Accenture takes a different approach. While its third-person voice belongs at the board table with IBM’s, its Facebook presence doesn’t feel so restrained. Accenture talks directly to its retailer customers in this wall post: “Faced with the challenge of replacing aging store systems? Bring life back to your stores.” It’s clear Accenture has deliberately gone “business casual” for Facebook.
I also checked out two consumer companies with very distinct voices, Monster Energy and Southwest Airlines. Monster Energy’s voice evokes a 24-year-old hardcore extreme sport dude.
- The website: “We went down to the lab and cooked up a double shot of our killer energy brew. It’s a wicked mega hit that delivers twice the buzz of a regular energy drink.”
- The Facebook page: It maintains that same voice, but personalizes it further: “At Monster, all of our guys walk the walk in action sports, punk rock music, partying, hangin’ with the girls, and living life on the edge.”
Monster’s voice is consistent between the two mediums—still that 24-year-old surfer dude—but we meet him off hours on the Facebook page.
Similarly, Southwest’s website and Facebook page both feature the company’s friendly, relaxed, colloquial voice. In fact, its Facebook page and home page feature much of the same content, though it does add a personal touch to the former by putting names to the Southwest voice: “Welcome to the Official Southwest Page! You are chatting with Laurel, Christi, Brooks, Gabe, Whitney, and Verity!”
Clearly, marketers are approaching new channels differently—but I suspect many aren’t consciously addressing voice. It’s probably time to do so.
Digital communications let us communicate with people in ways previously impossible.
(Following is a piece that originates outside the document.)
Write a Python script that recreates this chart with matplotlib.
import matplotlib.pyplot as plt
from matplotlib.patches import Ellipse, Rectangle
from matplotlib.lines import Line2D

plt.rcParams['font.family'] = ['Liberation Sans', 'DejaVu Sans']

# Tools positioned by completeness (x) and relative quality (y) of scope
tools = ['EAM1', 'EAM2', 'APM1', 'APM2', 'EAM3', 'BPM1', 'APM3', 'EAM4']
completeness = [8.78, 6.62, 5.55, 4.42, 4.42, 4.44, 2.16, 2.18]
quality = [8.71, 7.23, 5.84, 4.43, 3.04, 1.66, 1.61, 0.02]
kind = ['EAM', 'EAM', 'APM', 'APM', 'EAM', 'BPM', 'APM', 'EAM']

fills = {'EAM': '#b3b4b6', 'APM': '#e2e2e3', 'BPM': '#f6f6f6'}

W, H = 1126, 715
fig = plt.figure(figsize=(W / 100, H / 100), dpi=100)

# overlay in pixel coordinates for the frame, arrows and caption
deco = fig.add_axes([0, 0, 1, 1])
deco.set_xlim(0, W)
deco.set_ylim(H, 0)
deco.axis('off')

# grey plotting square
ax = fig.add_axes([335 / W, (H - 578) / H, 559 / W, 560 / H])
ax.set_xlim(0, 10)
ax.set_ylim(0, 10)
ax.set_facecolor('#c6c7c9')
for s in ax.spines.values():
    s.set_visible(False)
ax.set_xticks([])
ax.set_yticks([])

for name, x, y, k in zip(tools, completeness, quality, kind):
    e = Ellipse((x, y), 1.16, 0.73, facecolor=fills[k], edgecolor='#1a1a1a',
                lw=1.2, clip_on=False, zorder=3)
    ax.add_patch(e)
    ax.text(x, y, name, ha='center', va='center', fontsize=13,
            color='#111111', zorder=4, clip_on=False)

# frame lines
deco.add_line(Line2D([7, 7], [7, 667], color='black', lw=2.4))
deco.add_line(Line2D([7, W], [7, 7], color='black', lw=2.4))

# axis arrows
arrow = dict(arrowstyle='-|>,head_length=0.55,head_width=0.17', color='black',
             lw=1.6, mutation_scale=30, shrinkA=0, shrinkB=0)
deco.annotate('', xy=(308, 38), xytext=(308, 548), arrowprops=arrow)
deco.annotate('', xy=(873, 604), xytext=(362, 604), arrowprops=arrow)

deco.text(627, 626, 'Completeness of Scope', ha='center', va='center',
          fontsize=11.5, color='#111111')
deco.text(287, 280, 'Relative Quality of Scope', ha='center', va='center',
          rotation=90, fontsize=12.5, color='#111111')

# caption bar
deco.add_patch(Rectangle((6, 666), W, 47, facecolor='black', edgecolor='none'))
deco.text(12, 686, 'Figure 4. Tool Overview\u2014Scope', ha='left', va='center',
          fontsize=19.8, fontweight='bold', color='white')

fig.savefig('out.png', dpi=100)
You probably know more about your customers, about where they are right now (thanks to mobile phone GPS), and about what captures their interests. This knowledge combined with more personal social media channels presents an opportunity for tweaking voice on a granular level. For example, Monster might add surfing terminology on microsites, tweets, and blogs dedicated to surfing. The trick is to not let these adjustments change your company’s voice on a fundamental level.
If it seems like a delicate balancing act, that’s because it is.